The first piece, by Ian Urbina, an investigative reporter, is called "I Flirt and Tweet. Follow Me at #Socialbot". He tells a fascinating story about how programmers create "bots" that impersonate people surfing the Web. For instance, researchers at a Brazilian university created a bot named "Carina Santos" who was rated by certain social media ranking companies as being more influential than Oprah Winfrey.
Urbina reports that:
Last year, the number of Twitter accounts topped 500 million. Some researchers estimate that only 35 percent of the average Twitter user's followers are real people. In fact, more than half of Internet traffic already comes from nonhuman sources like bots or other types of algorithms.
Somehow Urbina missed the implication of these bots. A huge part of Big Data is internet traffic, including tweets. Recall the Library of Congress made a big deal about saving every tweet ever produced (link). What does this say about the use of tweets to analyze "human" behavior and psychology? Would you ever believe a study that does not adjust for bot traffic?
***
Ironically, readers have the answer in the same section of the paper. There is another article, titled "Dr. Google Will See You Now", penned by Seth Stephens-Davidowitz, a recent Harvard PhD in economics. This article takes Google search data and draws conclusions about "depression" in America.
I could barely get past these words:
Not every health-related search using "depression" is a sign that someone is depressed, and not everyone who is depressed queries Google. But thanks to the incredibly large sample size, meaningful patterns emerge.
This has the same symptom as "causation creep," in which the researcher admits he/she doesn't have evidence of causation but immediately ignores that inconvenient fact, and acts as if he/she has proved causation. Here, Stephens-Davidowitz goes on and assumes that every health-related search using "depression" is a sign that someone is depressed, and that everyone who is depressed queries Google.
It's a sad state of academia if a PhD at Harvard thinks that an "incredibly large sample size" is a cure for badly conceived analysis.
I had a discussion with someone thinking of using "Dr. Google" type data to prove something. I had not thought of it as much as you but my immediate response was skepticism. To put those immediate objections in line with the depression article I would posit the following three cases. First, a depressed person without access to the interntet. Second, a depressed person that googles their depression but does not interact with people. Third, a depressed person that has caregivers, friends, family, and community that care about them and 50 people touched by that person google depression in order to find out if there is anything they can do to help. Dr. Google records the three cases a 0, 1, and 50 searches. It would be nearly impossible to aggregate that up to any sort of meaningful number. This is also just one dimension that would not add up and their lots more (familiarity with the disease would impact googling but not incidence, etc.).

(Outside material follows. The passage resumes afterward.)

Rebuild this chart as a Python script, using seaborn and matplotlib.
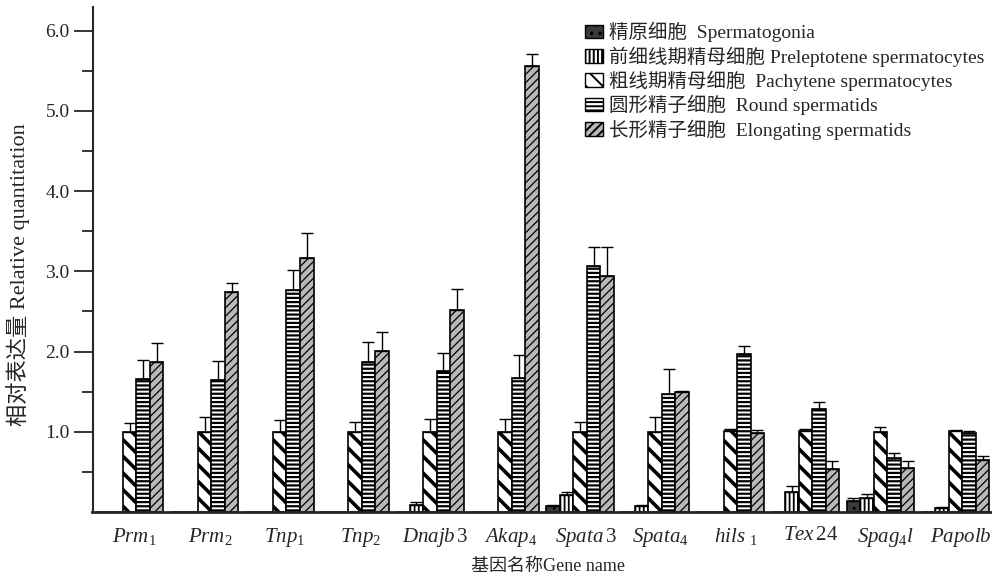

I would argue that time for googling is a factor that Mr. Stephens=Davidowitz does not obviously control for (people may be busy vacationing, getting ready for new school year, etc. on August 11th).
Posted by: Floormaster Squeeze | 08/26/2013 at 11:07 AM
not to mention that the people searching for his article about depression!
as privacy concerns escalate, there will also be more bots created for the purpose of confusing data mining programs
Posted by: Kaiser | 08/27/2013 at 10:53 PM
If this is an example of economics research then it is no wonder economics is called the dismal science. The "science" behind this research is truly dismal! From the article: "Google searches, the biggest data source we currently have, are unambiguous: when it comes to our happiness, climate matters a great deal."
Gigantic pile of garbage in still equals garbage out.
Posted by: Carl Lemp | 08/31/2013 at 07:25 AM